Of course, this would be better without a cretin in charge, if school were about curiosity, not status, you could easily catch a bus and so on. Rhetoric and policy matter.
But in the warp and woof of the day are now interchanges that once came with potential generativity and now come only with frustration and protocol, with reasons to retreat or become suspicious. Maybe this happened when we stopped going to church, when Walmart crushed Main Street, when Amazon took over, when phones became ubiquitous, or at some other moment. But now we stay in our bubbles and resist, rather than seek, the stickiness interaction with another human being requires. This is our biggest challenge.
We need a “No-Phone Cafe” and to keep phones out of schools.
We need to be able to shop and pay the cashier, not interact with a screen.
We need case workers who know our name rather than call centers where the person you speak to can only read from a script.
Maybe we need a day where everyone has to play Cribbage or Gin Rummy or Dominoes with a stranger and no one gets to talk faith or politics.
We need a shift in culture at the micro level. And that is not easy.
Below is a clip of Yuval Noah Harari talking about the difference between democracy and dictatorship. My friends will assume he is talking about Trump. But a Trump supporter could easily see him talking about the left. More or less, the real culprit he is pointing to is tech.
In the everyday behaviors—now lost—that made me neighborly with people whether I agreed with them or not was the stitching of democracy. Until we insist on those again and measure days by how many people we interface with rather than by an algorithm or the demon of efficiency, even the best political results will not matter.
Regardless of who is in office, the terror we face is that we do not face one another as we could and might. It is that with which we must reckon.

Politics is theology, east and west, so you will always have theocrats. All the things you identify as the big problems and challenges really are not, nor are they within the scope of state power to be changed by politics. They are theological, or more deeply, spiritual problems. The state has much simpler duties, well laid out by Machiavelli. The theological sermons placed in front of the real-politik exists to keep your head from melting down — the heads of all people who have not been bred to understand and use power for what it is. (This explains Trump's appeal and gains with "minorities" the white corporte Dem establishment likes to enfeeble as a perpetually passive victim class.)

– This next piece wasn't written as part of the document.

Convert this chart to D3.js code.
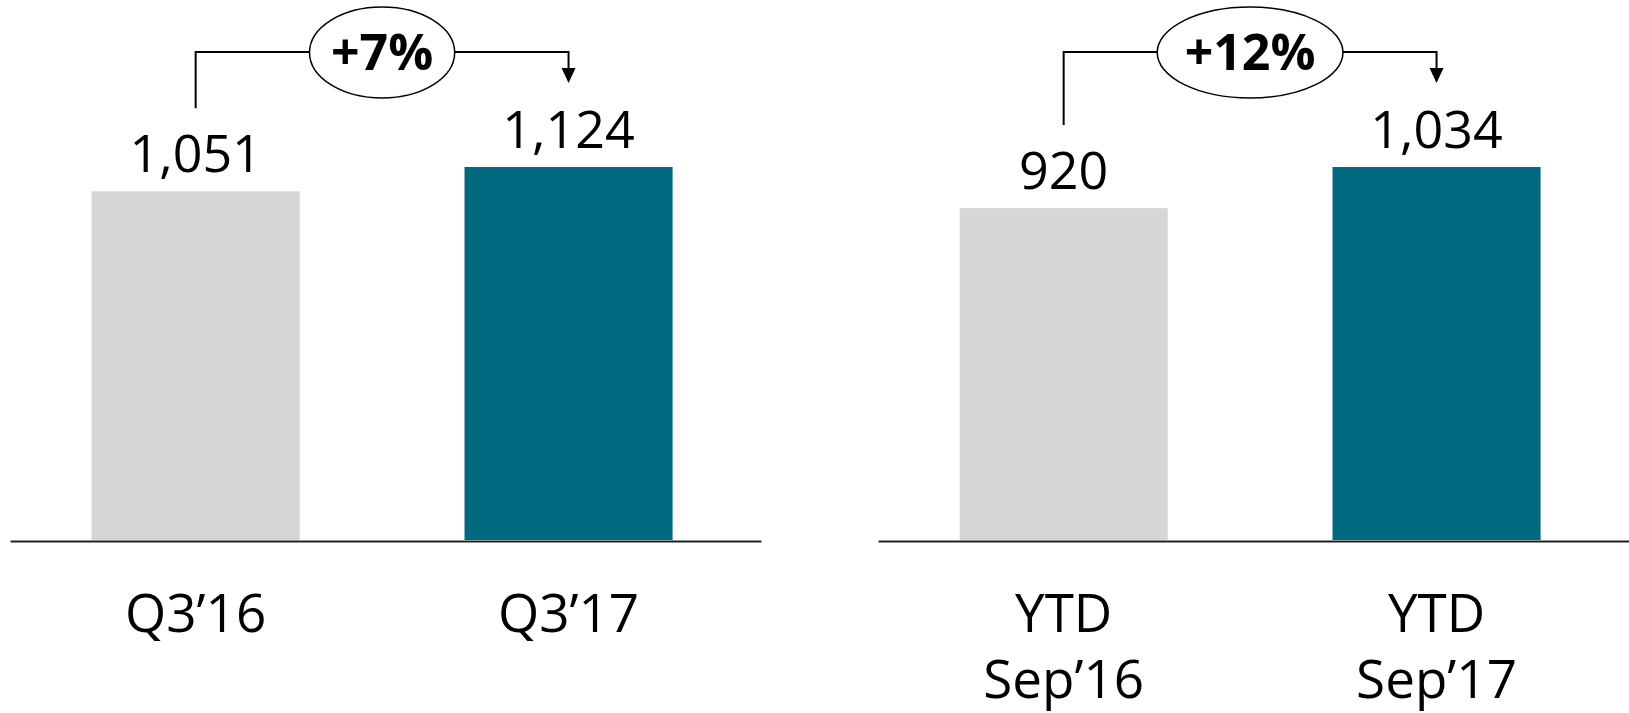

You are among Nietzsche's resentful sheep, upset the weaker wolf lost, who you mistook for a more sheeplike creature. A powerful state is an apex predator, and it will never lay down power without being forced to do so. Fortunately Mr. Trump's ideas of power may lead him away from exercising it as much and so far abroad as the Clintons and Bushes did. De-escalating in (and maybe eventually getting out of) Europe, China's coastal waters, etc. should be seen as existentially good moves. far more valuable than the tepid promises to restore this or that type of care or kickback at home by Democrats who are now the last vanguard of crusader neoconservatism, well to the right of Nixon on most things. Such a terribly unself-aware party leadership with no bench, thanks to their killing off of any challengers to their out of touch, out of date zombies. Remember it was the Clintons with Bush assists who created bin Laden, Putin, and the forever wars — sold out the productive economy, deregulated the banks, and caused a major global depression. Why should anyone trust them with power?
From outside the US, the reactions of many white northern hemisphere folks are instructive — those still addicted to the fumes of the old order are upset only about the loss of the optics. In the old old days, monopolization of violence defined state legitimacy. Now it must also be masked from view and deniable. The president should be a clean white doily — one that magically allows us not to see the blood soaking through as we catch our compounded interest, cheap energy, plasticine loot, daily caloric intake, etc. Trump doesn't give a shit about that. He makes it obvious we're living in a bloody empire, but good grief look to any era in the past to see how much worse it has been for naked power grabs, breaches of "democratic norms," and crass bigotry, racism, etc.